Bayly and Harper are two of Britain's all time best historians. Their collaboration on this book and its sequel has borne fruit. It is magisterial and comprehensive. Though the narrative style is daunting, it is worth your efforts.
Because I have so many connections and friends in Singapore, I decided to read this book about the fall of the British Empire in Southeast Asia. I"m glad I did, it's a good book. It is not a military history, covers the war yes, but it focuses on the social and political aspects of the war, of the almost immediate collapse of the British in 1942, after 200 years, to the coming of the new overlords, the Japanese, to the fall of Japan and the reconquest. But the main point is that the war did not end. In fact all the countries in the "crescent" - including India - continued to fight the British directly or indirectly after World War 2 until they were independent. The author points out that the other powers too - France, Holland, and America - were also expelled.

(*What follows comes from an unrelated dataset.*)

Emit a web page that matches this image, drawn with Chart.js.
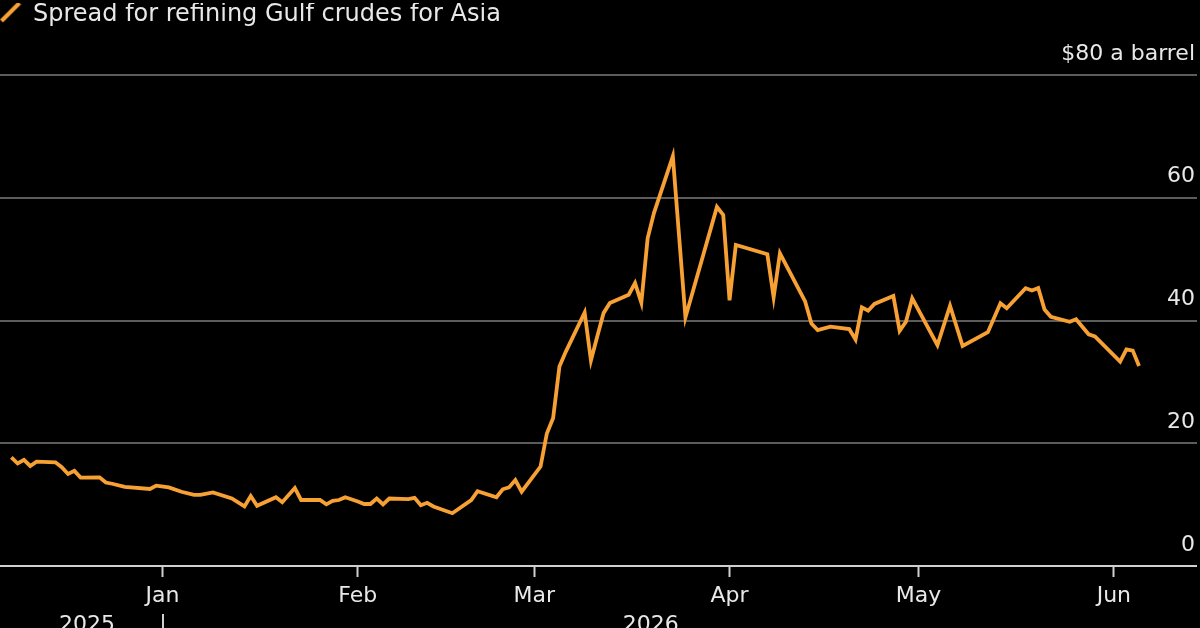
<!DOCTYPE html>
<html>
<head>
<meta charset="utf-8">
<script src="https://cdn.jsdelivr.net/npm/chart.js@4.4.1/dist/chart.umd.min.js"></script>
<style>
  html, body { margin: 0; padding: 0; background: #000; }
</style>
</head>
<body>
<canvas id="spreadChart" width="1200" height="628"></canvas>
<script>
// series: Gulf crude refining spread, $ a barrel
const seriesName = 'Spread for refining Gulf crudes for Asia';
const dates = [
  '2025-12-08', '2025-12-09', '2025-12-10', '2025-12-11', '2025-12-12', '2025-12-15',
  '2025-12-16', '2025-12-17', '2025-12-18', '2025-12-19', '2025-12-22', '2025-12-23',
  '2025-12-24', '2025-12-26', '2025-12-30', '2025-12-31',
  '2026-01-02', '2026-01-04', '2026-01-06', '2026-01-07', '2026-01-09', '2026-01-12',
  '2026-01-14', '2026-01-15', '2026-01-16', '2026-01-19', '2026-01-20', '2026-01-22',
  '2026-01-23', '2026-01-26', '2026-01-27', '2026-01-28', '2026-01-29', '2026-01-30',
  '2026-02-01', '2026-02-02', '2026-02-03', '2026-02-04', '2026-02-05', '2026-02-06',
  '2026-02-09', '2026-02-10', '2026-02-11', '2026-02-12', '2026-02-13', '2026-02-16',
  '2026-02-19', '2026-02-20', '2026-02-23', '2026-02-24', '2026-02-25', '2026-02-26',
  '2026-02-27', '2026-03-02', '2026-03-03', '2026-03-04', '2026-03-05', '2026-03-06',
  '2026-03-09', '2026-03-10', '2026-03-11', '2026-03-12', '2026-03-13', '2026-03-16',
  '2026-03-17', '2026-03-18', '2026-03-19', '2026-03-20', '2026-03-23', '2026-03-25',
  '2026-03-30', '2026-03-31', '2026-04-01', '2026-04-02', '2026-04-07', '2026-04-08',
  '2026-04-09', '2026-04-13', '2026-04-14', '2026-04-15', '2026-04-17', '2026-04-20',
  '2026-04-21', '2026-04-22', '2026-04-23', '2026-04-24', '2026-04-27', '2026-04-28',
  '2026-04-29', '2026-04-30', '2026-05-04', '2026-05-06', '2026-05-08', '2026-05-12',
  '2026-05-14', '2026-05-15', '2026-05-18', '2026-05-19', '2026-05-20', '2026-05-21',
  '2026-05-22', '2026-05-25', '2026-05-26', '2026-05-28', '2026-05-29', '2026-06-02',
  '2026-06-03', '2026-06-04', '2026-06-05'
];
const spread = [
  17.7, 16.7, 17.3, 16.3, 17.0, 16.9,
  16.1, 15.0, 15.5, 14.4, 14.45, 13.6,
  13.4, 12.9, 12.55, 13.1,
  12.8, 12.1, 11.6, 11.6, 12.0, 11.0,
  9.7, 11.4, 9.8, 11.2, 10.4, 12.7,
  10.75, 10.75, 10.05, 10.6, 10.75, 11.2,
  10.5, 10.1, 10.1, 11.0, 10.05, 11.0,
  10.9, 11.1, 9.9, 10.3, 9.7, 8.6,
  10.75, 12.2, 11.2, 12.5, 12.8, 14.0,
  12.1, 16.2, 21.6, 24.1, 32.5, 34.9,
  41.3, 33.5, 37.4, 41.2, 42.85, 44.2,
  46.1, 42.9, 53.4, 57.5, 66.75, 40.5,
  58.5, 57.2, 43.3, 52.3, 50.8, 43.8,
  50.95, 43.1, 39.5, 38.45, 39.0, 38.6,
  36.9, 42.15, 41.6, 42.7, 44.0, 38.3,
  39.8, 43.6, 36.0, 42.4, 35.85, 38.1,
  42.8, 42.0, 45.25, 44.9, 45.3, 41.8,
  40.6, 39.8, 40.2, 37.75, 37.4, 33.3,
  35.3, 35.1, 32.6
];
const monthTicks = ['2026-01-01', '2026-02-01', '2026-03-01', '2026-04-01', '2026-05-01', '2026-06-01'];
const monthLabels = ['Jan', 'Feb', 'Mar', 'Apr', 'May', 'Jun'];
const yearStart = '2026-01-01';
const yearLabels = ['2025', '2026'];
const yTicks = [0, 20, 40, 60, 80];
const yTickLabels = ['0', '20', '40', '60', '$80 a barrel'];

const lineColor = '#f7a033';
const textColor = '#e8e8e8';
const fontFamily = "'DejaVu Sans', 'Liberation Sans', sans-serif";

// days from 1 Jan 2026
function dayOf(s) {
  const p = s.split('-').map(Number);
  return (Date.UTC(p[0], p[1] - 1, p[2]) - Date.UTC(2026, 0, 1)) / 86400000;
}

const points = dates.map((d, i) => ({ x: dayOf(d), y: spread[i] }));

function slashIcon() {
  const c = document.createElement('canvas');
  c.width = 22;
  c.height = 30;
  const g = c.getContext('2d');
  g.strokeStyle = lineColor;
  g.lineWidth = 4;
  g.beginPath();
  g.moveTo(2, 21);
  g.lineTo(20, 3);
  g.stroke();
  return c;
}
const slash = slashIcon();

// legend sits at the very top, chart area starts lower
const legendTop = {
  id: 'legendTop',
  afterLayout(chart) {
    const l = chart.legend;
    const h = l.bottom - l.top;
    l.top = 3;
    l.bottom = 3 + h;
  }
};

// year row under the month labels
const yearRow = {
  id: 'yearRow',
  afterDraw(chart) {
    const x = chart.scales.x;
    const ctx = chart.ctx;
    const split = dayOf(yearStart);
    const first = points[0].x;
    const last = points[points.length - 1].x;
    const px = x.getPixelForValue(split);
    ctx.save();
    ctx.fillStyle = textColor;
    ctx.font = '22px ' + fontFamily;
    ctx.textAlign = 'center';
    ctx.textBaseline = 'alphabetic';
    ctx.fillText(yearLabels[0], x.getPixelForValue((first + split) / 2), 631);
    ctx.fillText(yearLabels[1], x.getPixelForValue((split + last) / 2), 631);
    ctx.strokeStyle = '#cfcfcf';
    ctx.lineWidth = 2;
    ctx.beginPath();
    ctx.moveTo(Math.round(px), 614);
    ctx.lineTo(Math.round(px), 628);
    ctx.stroke();
    ctx.restore();
  }
};

new Chart(document.getElementById('spreadChart'), {
  type: 'line',
  data: {
    datasets: [{
      label: seriesName,
      data: points,
      borderColor: lineColor,
      backgroundColor: lineColor,
      borderWidth: 3.8,
      pointRadius: 0,
      tension: 0
    }]
  },
  options: {
    responsive: false,
    devicePixelRatio: 1,
    animation: false,
    layout: { padding: 0 },
    plugins: {
      legend: {
        position: 'top',
        align: 'start',
        labels: {
          color: textColor,
          font: { family: fontFamily, size: 24 },
          usePointStyle: true,
          pointStyleWidth: 21,
          padding: 0,
          generateLabels(chart) {
            return Chart.defaults.plugins.legend.labels.generateLabels(chart)
              .map(l => Object.assign(l, { pointStyle: slash }));
          }
        }
      },
      tooltip: { enabled: false }
    },
    scales: {
      x: {
        type: 'linear',
        min: -25.8,
        max: 164.2,
        afterBuildTicks(scale) {
          scale.ticks = monthTicks.map(m => ({ value: dayOf(m) }));
        },
        afterFit(scale) {
          scale.height = 62;
        },
        ticks: {
          color: textColor,
          font: { family: fontFamily, size: 22 },
          padding: 6,
          maxRotation: 0,
          autoSkip: false,
          callback(v) {
            const i = monthTicks.findIndex(m => dayOf(m) === v);
            return i >= 0 ? monthLabels[i] : '';
          }
        },
        grid: {
          drawOnChartArea: false,
          drawTicks: true,
          tickLength: 11,
          tickColor: '#cfcfcf',
          tickWidth: 2
        },
        border: { display: false }
      },
      y: {
        position: 'right',
        min: 0,
        max: 80,
        afterBuildTicks(scale) {
          scale.ticks = yTicks.map(v => ({ value: v }));
        },
        afterFit(scale) {
          scale.width = 3;
          scale.paddingTop = 75;
        },
        ticks: {
          mirror: true,
          color: textColor,
          font: { family: fontFamily, size: 22 },
          padding: -2,
          labelOffset: -21,
          callback(v) {
            const i = yTicks.indexOf(v);
            return i >= 0 ? yTickLabels[i] : '';
          }
        },
        grid: {
          drawTicks: false,
          lineWidth: 2,
          color: ctx => (ctx.tick && ctx.tick.value === 0 ? '#cfcfcf' : '#5c5c5c')
        },
        border: { display: false }
      }
    }
  },
  plugins: [legendTop, yearRow]
});
</script>
</body>
</html>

The style of the book is interesting. It is written with gusto and has many English turns of phrase I've not heard before. It is also blunt and pointed in its opinions. Here's an example: "By the third year of the Japanese war, the army had in place an effective system for rapid training. This taught basic skills to illiterate recruits who as yet had had no contact with machinery beyond the pump of the village well." That the author describing the training of Indians for the Allied forces.
All in all I recommend this book and I only give it three stars instead of four because its subject matter is not exactly mainstream.
The Fall of British Asia is one of the better analyses of how the British Empire came under strain during the course of World War II. This accurately assesses the effect that the Japanese had on the Crescent of British power and a look at what happened to the British islands of the pacific. Although many colonial groups thought the Japanese would be their key to freedom they quickly realized how wrong they were and this book does a great job of not only showing the colonial side but the British and Japanese sides as well. These authors are two of the best within the field and they deliver another winner here. This is a great introduction to what happened to East Asia during world war II and is a great place to start.
An account of the British Empire in Asia from its fall to the Japs in late '41 to their surrender in '45. Mainly describing how the defeat and hasty retreat of their former colonial masters helped sow the seeds of nationalism from India and Burma to Malaya. Interesting to learn the duplicity of Indian and Burmese soldiers, who switched sides depending on whether the Japs or Brits had the upper hand during the course of the war. Expected more on the actual battles, but this is as much a social history as a military one, and one can get bogged down in the minutae of rivalries and alliances between the 'forgotten' ethnic and political groups during those grim times.
This has sat on my shelves for years and every time I've started I've been overwhelmed by the cast of 1000s introduced in the prologue. Well worth persevering. So many burgeoning nationalities, peoples, political groups and indeed armies emerging in the disruption of Japanese invasion of Malaya and Burma (affecting India also). Such complexity and multifarious suffering marks a contrast with the simple narrative of General Slim and the Forgotten Army, of the British Empire undermined but then defeating Imperial Japan.
I enjoyed reading this book. My main reason for choosing it was to have more background information for my great great uncle and for my great grandfather's nephew's family living in Burma. And still racism is a problem not just with the English and Americans but elsewhere in the English speaking and western worlds.